# 5/16 turtles like girls



## Todd (May 16, 2010)

Went fishing after work and got some ladyfishes. Threw out half a lady fish on the fat rod and a fillet on a smaller rod. Finally got someone to take off with the big chunk and I am thinking I got your ass now! I was happy to be fighting and pulling in this big shark from the beach. Fought it for a while and then got it in close. Son of a bitch! Picture a ray with a big enough mouth to swallow half a fat ladyfish. Then add another foot. Oh well. Threw out another big chunk. Hadn't had any bites in a while other than big sail cats so I decided to use my super secret never fail to get a bite trick. I walked down the beach 100 yards to catch some bait. Sure enough, while I am far away I see the rod bending and run back down the beach. I was surprised at the amount of line still left on the reel but didn't think much of it. It feels weird but it's pulling and I look out to see a big white fin roll and slap the water and think I got your ass now! Then...wait, what is that? is that a head? Son of a bitch! That big white fin was a flipper attached to a big green sea turtle. Apparantly turtles like ladyfish too. Oh well.


----------



## The Maintenance Shoppe (Nov 5, 2007)

Interesting report:thumbup:


----------



## PAWGhunter (Feb 3, 2010)

I had flipper take one of my ladyfish chunks I had under a balloon last year...I was pumped to see that balloon zipping across the water until I seen flipper surface in front of it :/ Glad I was using a circle hook and it dropped the bait.


----------



## bleachcola (Apr 10, 2011)

Todd said:


> Went fishing after work and got some ladyfishes. Threw out half a lady fish on the fat rod and a fillet on a smaller rod. Finally got someone to take off with the big chunk and I am thinking I got your ass now! I was happy to be fighting and pulling in this big shark from the beach. Fought it for a while and then got it in close. Son of a bitch! Picture a ray with a big enough mouth to swallow half a fat ladyfish. Then add another foot. Oh well. Threw out another big chunk. Hadn't had any bites in a while other than big sail cats so I decided to use my super secret never fail to get a bite trick. I walked down the beach 100 yards to catch some bait. Sure enough, while I am far away I see the rod bending and run back down the beach. I was surprised at the amount of line still left on the reel but didn't think much of it. It feels weird but it's pulling and I look out to see a big white fin roll and slap the water and think I got your ass now! Then...wait, what is that? is that a head? Son of a bitch! That big white fin was a flipper attached to a big green sea turtle. Apparantly turtles like ladyfish too. Oh well.

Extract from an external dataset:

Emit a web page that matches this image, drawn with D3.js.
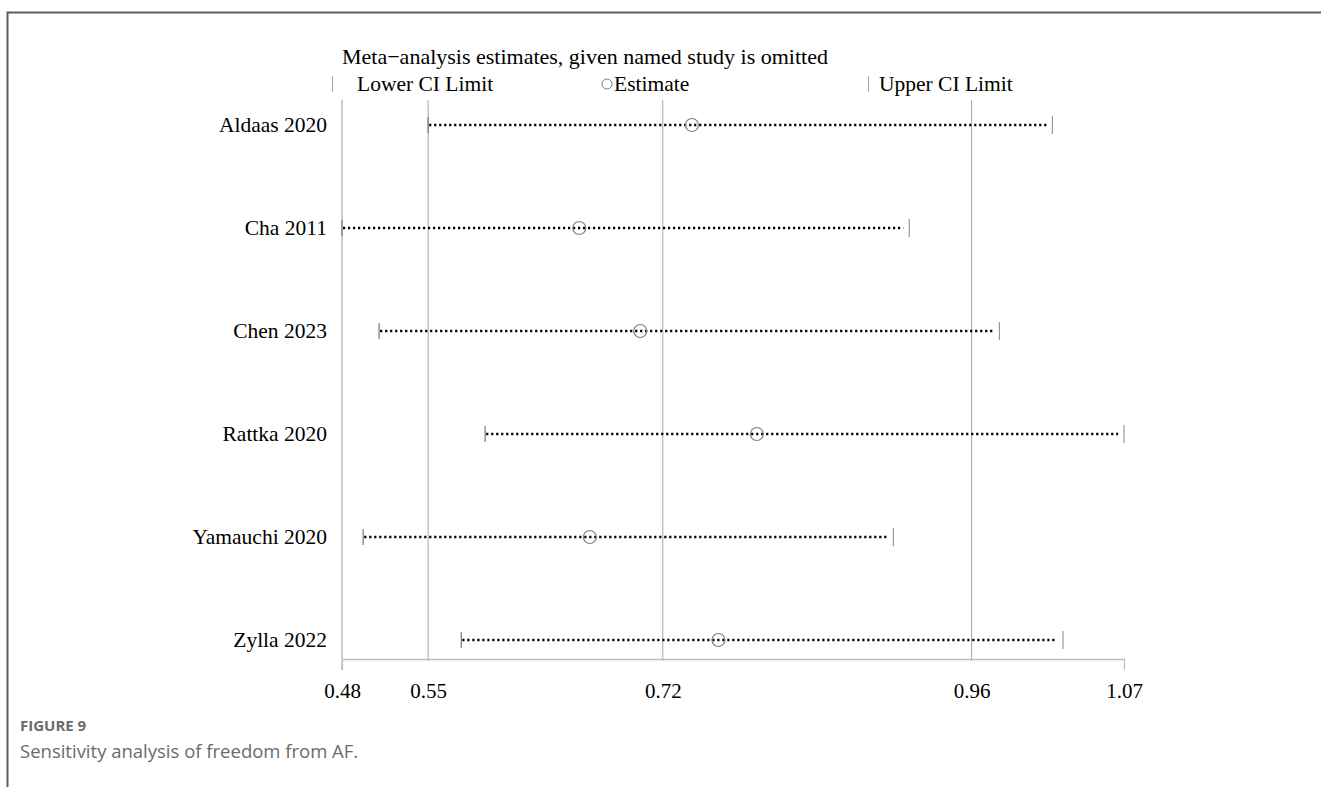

Should have kept the ray. They make great shark bait. You don't have to kayak another piece out every couple hours. A solid strip will last until it gets taken by the big boys.


----------



## BBreeze (Aug 26, 2009)

We were pomp fishing in orange beach last weekend and saw a guy catch a small turtle on a peace of cut mullet. First time I have ever seen one caught off the beach. Guess it is not that uncommon


----------



## [email protected] (Oct 4, 2007)

went saturday for awhile i too caught a turtle. thats 2 so far this year. on the fish part caught several lady fish and a couple sting rays and 1 keeper pomp.


----------



## Todd (May 16, 2010)

I was more concerned with not getting stabbed in the eye by a 10 inch spike than I was about using it for bait


----------



## bleachcola (Apr 10, 2011)

Todd said:


> I was more concerned with not getting stabbed in the eye by a 10 inch spike than I was about using it for bait


Just think of it as payback for Steve Irwin. I don't like mangling a live creature with a hatchet. But it's for the greater good. Besides, I read somewhere that the apocalypse is coming. Better keep some bait stashed away. A large shark can feed the family.


----------



## Todd (May 16, 2010)

Noted. Add hatchet to fishing bag.


----------



## bleachcola (Apr 10, 2011)

Walmart has them on sale.


----------